Instructions for the task
Set the listing down again in full, word for word, with the pictures left out.

▽

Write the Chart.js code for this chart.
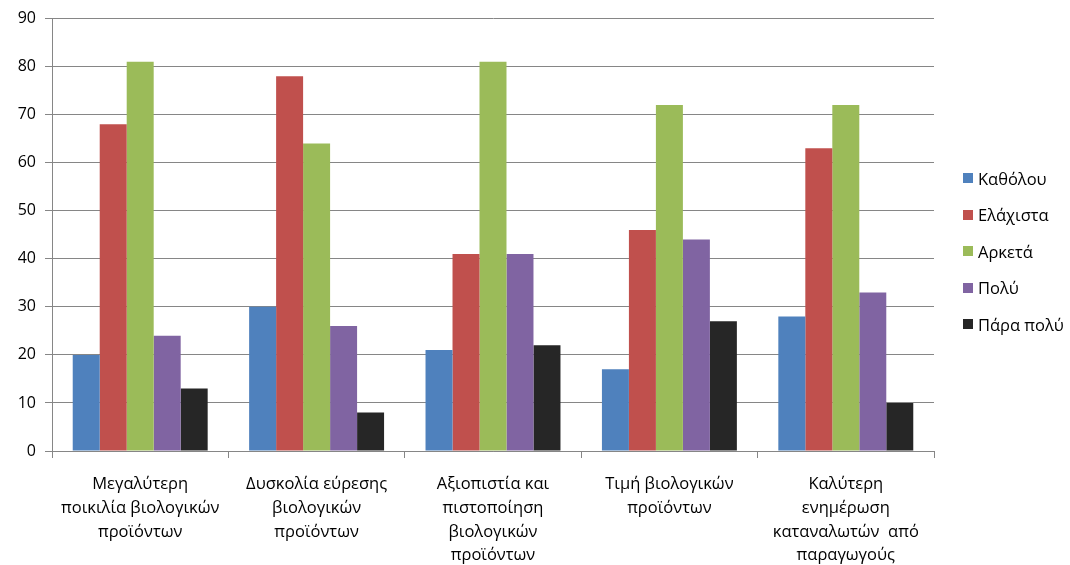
<!DOCTYPE html>
<html>
<head>
<meta charset="utf-8">
<script src="https://cdn.jsdelivr.net/npm/chart.js@4"></script>
<style>
  html, body { margin: 0; padding: 0; background: #fff; }
  #wrap { position: relative; width: 1070px; height: 565px; }
  #legend { position: absolute; left: 963px; top: 160px; font-family: 'Open Sans', sans-serif; font-size: 16.5px; color: #000; }
  #legend div { height: 36.5px; display: flex; align-items: center; white-space: nowrap; }
  #legend span.box { width: 10px; height: 10px; margin-right: 5px; display: inline-block; }
</style>
</head>
<body>
<div id="wrap">
  <canvas id="chart" width="1070" height="565"></canvas>
  <div id="legend"></div>
</div>
<script>
const categories = [
  ['Μεγαλύτερη', 'ποικιλία βιολογικών', 'προϊόντων'],
  ['Δυσκολία εύρεσης', 'βιολογικών', 'προϊόντων'],
  ['Αξιοπιστία και', 'πιστοποίηση', 'βιολογικών', 'προϊόντων'],
  ['Τιμή βιολογικών', 'προϊόντων'],
  ['Καλύτερη', 'ενημέρωση', 'καταναλωτών  από', 'παραγωγούς'],
];
const seriesNames = ['Καθόλου', 'Ελάχιστα', 'Αρκετά', 'Πολύ', 'Πάρα πολύ'];
const seriesColors = ['#4F81BD', '#C0504D', '#9BBB59', '#8064A2', '#262626'];
const katholou = [20, 30, 21, 17, 28];
const elaxista = [68, 78, 41, 46, 63];
const arketa = [81, 64, 81, 72, 72];
const poly = [24, 26, 41, 44, 33];
const paraPoly = [13, 8, 22, 27, 10];
const yTicks = [0, 10, 20, 30, 40, 50, 60, 70, 80, 90];

const seriesValues = [katholou, elaxista, arketa, poly, paraPoly];

const datasets = seriesNames.map((name, i) => ({
  label: name,
  data: seriesValues[i],
  backgroundColor: seriesColors[i],
  borderWidth: 0,
}));

new Chart(document.getElementById('chart'), {
  type: 'bar',
  data: { labels: categories, datasets },
  options: {
    responsive: false,
    animation: false,
    categoryPercentage: 0.765,
    barPercentage: 1,
    layout: { padding: { top: 10, right: 136, left: 0, bottom: 0 } },
    scales: {
      x: {
        grid: { offset: true, drawOnChartArea: false, tickLength: 7, color: '#868686' },
        border: { color: '#868686', width: 1 },
        ticks: {
          color: '#000',
          font: { family: "'Open Sans', sans-serif", size: 16.5, lineHeight: 1.45 },
          padding: 14,
          maxRotation: 0,
          autoSkip: false,
        },
        afterFit: (s) => { s.height = 114; },
      },
      y: {
        min: 0,
        max: 90,
        afterBuildTicks: (s) => { s.ticks = yTicks.map(v => ({ value: v })); },
        grid: { color: '#868686', tickLength: 7 },
        border: { color: '#868686', width: 1 },
        ticks: { color: '#000', font: { family: "'Open Sans', sans-serif", size: 16 }, padding: 9 },
        afterFit: (s) => { s.width = 52; },
      },
    },
    plugins: {
      legend: { display: false },
      tooltip: { enabled: false },
    },
  },
});

// Legend drawn beside the plot
const legend = document.getElementById('legend');
seriesNames.forEach((name, i) => {
  const row = document.createElement('div');
  row.innerHTML = `<span class="box" style="background:${seriesColors[i]}"></span>${name}`;
  legend.appendChild(row);
});
</script>
</body>
</html>
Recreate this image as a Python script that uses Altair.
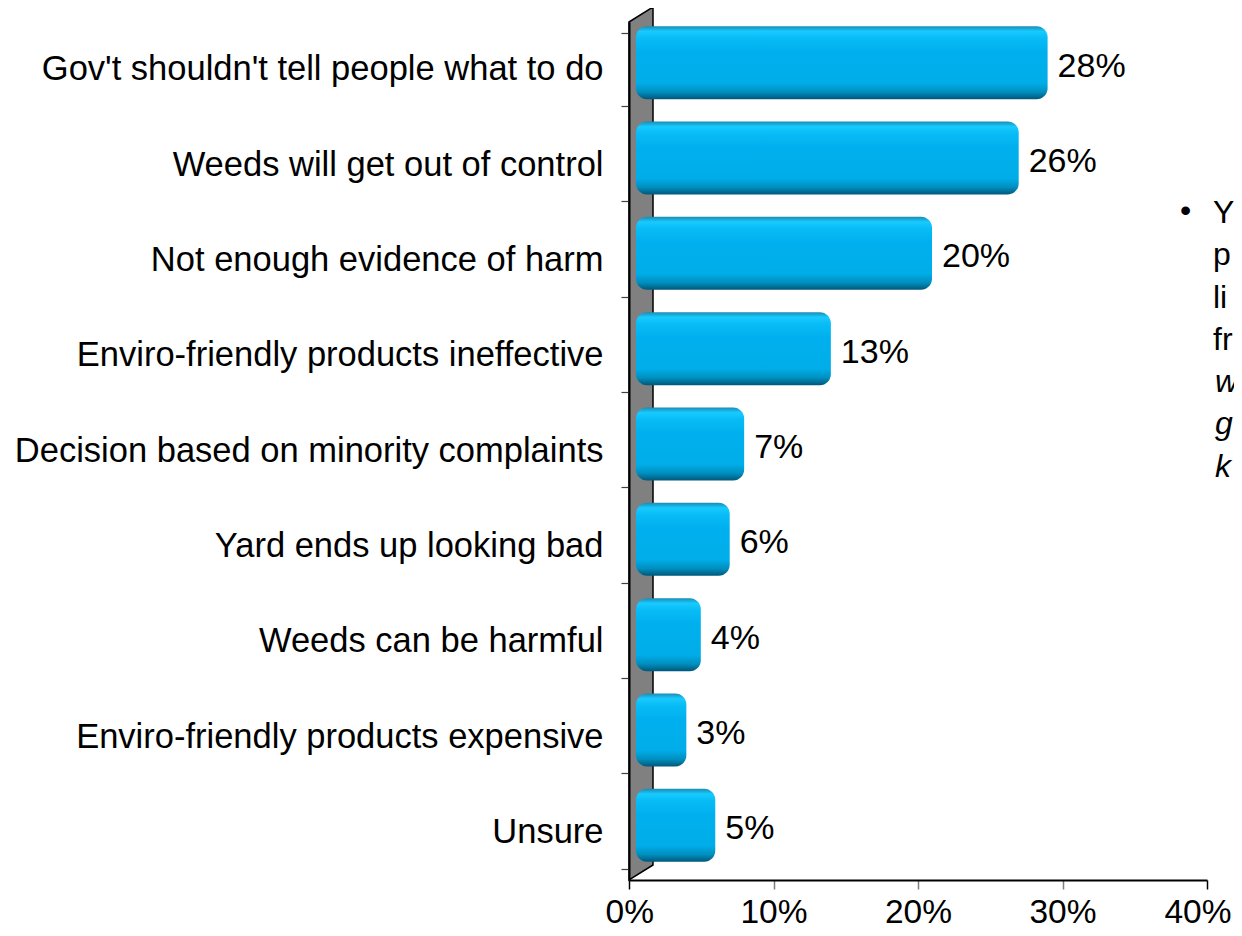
import altair as alt
import pandas as pd

categories = [
    "Gov't shouldn't tell people what to do",
    "Weeds will get out of control",
    "Not enough evidence of harm",
    "Enviro-friendly products ineffective",
    "Decision based on minority complaints",
    "Yard ends up looking bad",
    "Weeds can be harmful",
    "Enviro-friendly products expensive",
    "Unsure",
]
values = [28, 26, 20, 13, 7, 6, 4, 3, 5]
x_ticks = [0, 10, 20, 30, 40]
note_lines = ["Y", "p", "li", "fr"]
note_lines_italic = ["w", "g", "k"]

df = pd.DataFrame({"reason": categories, "pct": values,
                   "label": [f"{v}%" for v in values]})
one = pd.DataFrame({"k": [0]})

W, H = 578, 858
FONT = "Liberation Sans"

xscale = alt.Scale(domain=[0, 40])
x_axis = alt.Axis(values=x_ticks, title=None, grid=False,
                  labelFlush=True, labelFlushOffset=24,
                  labelExpr="datum.value + '%'", labelFont=FONT,
                  labelFontSize=33.5, labelColor="black", labelPadding=7,
                  tickSize=9, tickWidth=1.5,
                  tickColor=alt.condition("datum.value == 0 || datum.value == 40",
                                          alt.value("black"), alt.value("#7f7f7f")),
                  domainColor="black", domainWidth=2, zindex=1)
y_axis = alt.Axis(title=None, domainColor="black", domainWidth=2,
                  tickColor="#404040", tickSize=8, tickWidth=1.2,
                  tickBand="extent", labelFontSize=34.5, labelFont=FONT,
                  labelColor="black", labelPadding=18, labelLimit=800,
                  zindex=1)
yenc = alt.Y("reason:N", sort=categories,
             scale=alt.Scale(paddingInner=0.235, paddingOuter=0.1175),
             axis=y_axis)

# 3D side wall (decoration)
wall_df = pd.DataFrame({"x": [0, 24 / (W / 40)], "top": [0, -15],
                        "bottom": [H, H - 15]})
wall = alt.Chart(wall_df).mark_area(
    color="#808080", stroke="black", strokeWidth=1.5, strokeJoin="miter"
).encode(
    x=alt.X("x:Q", scale=xscale, axis=x_axis),
    y=alt.Y("top:Q", scale=alt.Scale(domain=[0, H], range=[0, H]), axis=None),
    y2="bottom:Q",
)

grad = alt.LinearGradient(
    gradient="linear", x1=0, x2=0, y1=0, y2=1,
    stops=[
        alt.GradientStop(color="#1b8cb4", offset=0.0),
        alt.GradientStop(color="#18caff", offset=0.07),
        alt.GradientStop(color="#08bcf6", offset=0.16),
        alt.GradientStop(color="#00b0ee", offset=0.35),
        alt.GradientStop(color="#00ade8", offset=0.78),
        alt.GradientStop(color="#008fbf", offset=0.9),
        alt.GradientStop(color="#00587a", offset=1.0),
    ],
)

bars = alt.Chart(df).mark_bar(
    color=grad, cornerRadius=11, xOffset=14, x2Offset=7,
    yOffset=-7, y2Offset=-7
).encode(
    x=alt.X("pct:Q", scale=xscale, axis=x_axis),
    x2=alt.datum(0),
    y=yenc,
)

labels = alt.Chart(df).mark_text(
    align="left", baseline="middle", dx=24, dy=-3,
    font=FONT, fontSize=34, color="black"
).encode(
    x=alt.X("pct:Q", scale=xscale),
    y=alt.Y("reason:N", sort=categories),
    text="label:N",
)

bullet = alt.Chart(one).mark_text(
    text="•", align="left", baseline="alphabetic", font=FONT,
    fontSize=32, color="black"
).encode(x=alt.value(551), y=alt.value(199))

notes = alt.Chart(one).mark_text(
    text=note_lines, align="left", baseline="alphabetic", font=FONT,
    fontSize=32, lineHeight=42.3, color="black"
).encode(x=alt.value(584), y=alt.value(201))

notes_it = alt.Chart(one).mark_text(
    text=note_lines_italic, align="left", baseline="alphabetic", font=FONT,
    fontSize=32, fontStyle="italic", lineHeight=42.3, color="black"
).encode(x=alt.value(586), y=alt.value(370))

main = alt.layer(bars, labels, bullet, notes, notes_it)

chart = alt.layer(wall, main).resolve_scale(y="independent").properties(
    width=W, height=H,
    padding={"left": 621, "top": 14, "right": 27, "bottom": 48},
    autosize=alt.AutoSizeParams(type="none"),
    background="white",
).configure_view(strokeWidth=0, stroke="transparent")

chart.save("out.html", embed_options={"renderer": "svg", "actions": False})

△

Solution to this exercise
Write the Chart.js code for this chart.
<!DOCTYPE html>
<html>
<head>
<meta charset="utf-8">
<script src="https://cdn.jsdelivr.net/npm/chart.js@4"></script>
<style>
  html, body { margin: 0; padding: 0; background: #fff; }
  #wrap { position: relative; width: 1070px; height: 565px; }
  #legend { position: absolute; left: 963px; top: 160px; font-family: 'Open Sans', sans-serif; font-size: 16.5px; color: #000; }
  #legend div { height: 36.5px; display: flex; align-items: center; white-space: nowrap; }
  #legend span.box { width: 10px; height: 10px; margin-right: 5px; display: inline-block; }
</style>
</head>
<body>
<div id="wrap">
  <canvas id="chart" width="1070" height="565"></canvas>
  <div id="legend"></div>
</div>
<script>
const categories = [
  ['Μεγαλύτερη', 'ποικιλία βιολογικών', 'προϊόντων'],
  ['Δυσκολία εύρεσης', 'βιολογικών', 'προϊόντων'],
  ['Αξιοπιστία και', 'πιστοποίηση', 'βιολογικών', 'προϊόντων'],
  ['Τιμή βιολογικών', 'προϊόντων'],
  ['Καλύτερη', 'ενημέρωση', 'καταναλωτών  από', 'παραγωγούς'],
];
const seriesNames = ['Καθόλου', 'Ελάχιστα', 'Αρκετά', 'Πολύ', 'Πάρα πολύ'];
const seriesColors = ['#4F81BD', '#C0504D', '#9BBB59', '#8064A2', '#262626'];
const katholou = [20, 30, 21, 17, 28];
const elaxista = [68, 78, 41, 46, 63];
const arketa = [81, 64, 81, 72, 72];
const poly = [24, 26, 41, 44, 33];
const paraPoly = [13, 8, 22, 27, 10];
const yTicks = [0, 10, 20, 30, 40, 50, 60, 70, 80, 90];

const seriesValues = [katholou, elaxista, arketa, poly, paraPoly];

const datasets = seriesNames.map((name, i) => ({
  label: name,
  data: seriesValues[i],
  backgroundColor: seriesColors[i],
  borderWidth: 0,
}));

new Chart(document.getElementById('chart'), {
  type: 'bar',
  data: { labels: categories, datasets },
  options: {
    responsive: false,
    animation: false,
    categoryPercentage: 0.765,
    barPercentage: 1,
    layout: { padding: { top: 10, right: 136, left: 0, bottom: 0 } },
    scales: {
      x: {
        grid: { offset: true, drawOnChartArea: false, tickLength: 7, color: '#868686' },
        border: { color: '#868686', width: 1 },
        ticks: {
          color: '#000',
          font: { family: "'Open Sans', sans-serif", size: 16.5, lineHeight: 1.45 },
          padding: 14,
          maxRotation: 0,
          autoSkip: false,
        },
        afterFit: (s) => { s.height = 114; },
      },
      y: {
        min: 0,
        max: 90,
        afterBuildTicks: (s) => { s.ticks = yTicks.map(v => ({ value: v })); },
        grid: { color: '#868686', tickLength: 7 },
        border: { color: '#868686', width: 1 },
        ticks: { color: '#000', font: { family: "'Open Sans', sans-serif", size: 16 }, padding: 9 },
        afterFit: (s) => { s.width = 52; },
      },
    },
    plugins: {
      legend: { display: false },
      tooltip: { enabled: false },
    },
  },
});

// Legend drawn beside the plot
const legend = document.getElementById('legend');
seriesNames.forEach((name, i) => {
  const row = document.createElement('div');
  row.innerHTML = `<span class="box" style="background:${seriesColors[i]}"></span>${name}`;
  legend.appendChild(row);
});
</script>
</body>
</html>
Recreate this image as a Python script that uses Altair.
import altair as alt
import pandas as pd

categories = [
    "Gov't shouldn't tell people what to do",
    "Weeds will get out of control",
    "Not enough evidence of harm",
    "Enviro-friendly products ineffective",
    "Decision based on minority complaints",
    "Yard ends up looking bad",
    "Weeds can be harmful",
    "Enviro-friendly products expensive",
    "Unsure",
]
values = [28, 26, 20, 13, 7, 6, 4, 3, 5]
x_ticks = [0, 10, 20, 30, 40]
note_lines = ["Y", "p", "li", "fr"]
note_lines_italic = ["w", "g", "k"]

df = pd.DataFrame({"reason": categories, "pct": values,
                   "label": [f"{v}%" for v in values]})
one = pd.DataFrame({"k": [0]})

W, H = 578, 858
FONT = "Liberation Sans"

xscale = alt.Scale(domain=[0, 40])
x_axis = alt.Axis(values=x_ticks, title=None, grid=False,
                  labelFlush=True, labelFlushOffset=24,
                  labelExpr="datum.value + '%'", labelFont=FONT,
                  labelFontSize=33.5, labelColor="black", labelPadding=7,
                  tickSize=9, tickWidth=1.5,
                  tickColor=alt.condition("datum.value == 0 || datum.value == 40",
                                          alt.value("black"), alt.value("#7f7f7f")),
                  domainColor="black", domainWidth=2, zindex=1)
y_axis = alt.Axis(title=None, domainColor="black", domainWidth=2,
                  tickColor="#404040", tickSize=8, tickWidth=1.2,
                  tickBand="extent", labelFontSize=34.5, labelFont=FONT,
                  labelColor="black", labelPadding=18, labelLimit=800,
                  zindex=1)
yenc = alt.Y("reason:N", sort=categories,
             scale=alt.Scale(paddingInner=0.235, paddingOuter=0.1175),
             axis=y_axis)

# 3D side wall (decoration)
wall_df = pd.DataFrame({"x": [0, 24 / (W / 40)], "top": [0, -15],
                        "bottom": [H, H - 15]})
wall = alt.Chart(wall_df).mark_area(
    color="#808080", stroke="black", strokeWidth=1.5, strokeJoin="miter"
).encode(
    x=alt.X("x:Q", scale=xscale, axis=x_axis),
    y=alt.Y("top:Q", scale=alt.Scale(domain=[0, H], range=[0, H]), axis=None),
    y2="bottom:Q",
)

grad = alt.LinearGradient(
    gradient="linear", x1=0, x2=0, y1=0, y2=1,
    stops=[
        alt.GradientStop(color="#1b8cb4", offset=0.0),
        alt.GradientStop(color="#18caff", offset=0.07),
        alt.GradientStop(color="#08bcf6", offset=0.16),
        alt.GradientStop(color="#00b0ee", offset=0.35),
        alt.GradientStop(color="#00ade8", offset=0.78),
        alt.GradientStop(color="#008fbf", offset=0.9),
        alt.GradientStop(color="#00587a", offset=1.0),
    ],
)

bars = alt.Chart(df).mark_bar(
    color=grad, cornerRadius=11, xOffset=14, x2Offset=7,
    yOffset=-7, y2Offset=-7
).encode(
    x=alt.X("pct:Q", scale=xscale, axis=x_axis),
    x2=alt.datum(0),
    y=yenc,
)

labels = alt.Chart(df).mark_text(
    align="left", baseline="middle", dx=24, dy=-3,
    font=FONT, fontSize=34, color="black"
).encode(
    x=alt.X("pct:Q", scale=xscale),
    y=alt.Y("reason:N", sort=categories),
    text="label:N",
)

bullet = alt.Chart(one).mark_text(
    text="•", align="left", baseline="alphabetic", font=FONT,
    fontSize=32, color="black"
).encode(x=alt.value(551), y=alt.value(199))

notes = alt.Chart(one).mark_text(
    text=note_lines, align="left", baseline="alphabetic", font=FONT,
    fontSize=32, lineHeight=42.3, color="black"
).encode(x=alt.value(584), y=alt.value(201))

notes_it = alt.Chart(one).mark_text(
    text=note_lines_italic, align="left", baseline="alphabetic", font=FONT,
    fontSize=32, fontStyle="italic", lineHeight=42.3, color="black"
).encode(x=alt.value(586), y=alt.value(370))

main = alt.layer(bars, labels, bullet, notes, notes_it)

chart = alt.layer(wall, main).resolve_scale(y="independent").properties(
    width=W, height=H,
    padding={"left": 621, "top": 14, "right": 27, "bottom": 48},
    autosize=alt.AutoSizeParams(type="none"),
    background="white",
).configure_view(strokeWidth=0, stroke="transparent")

chart.save("out.html", embed_options={"renderer": "svg", "actions": False})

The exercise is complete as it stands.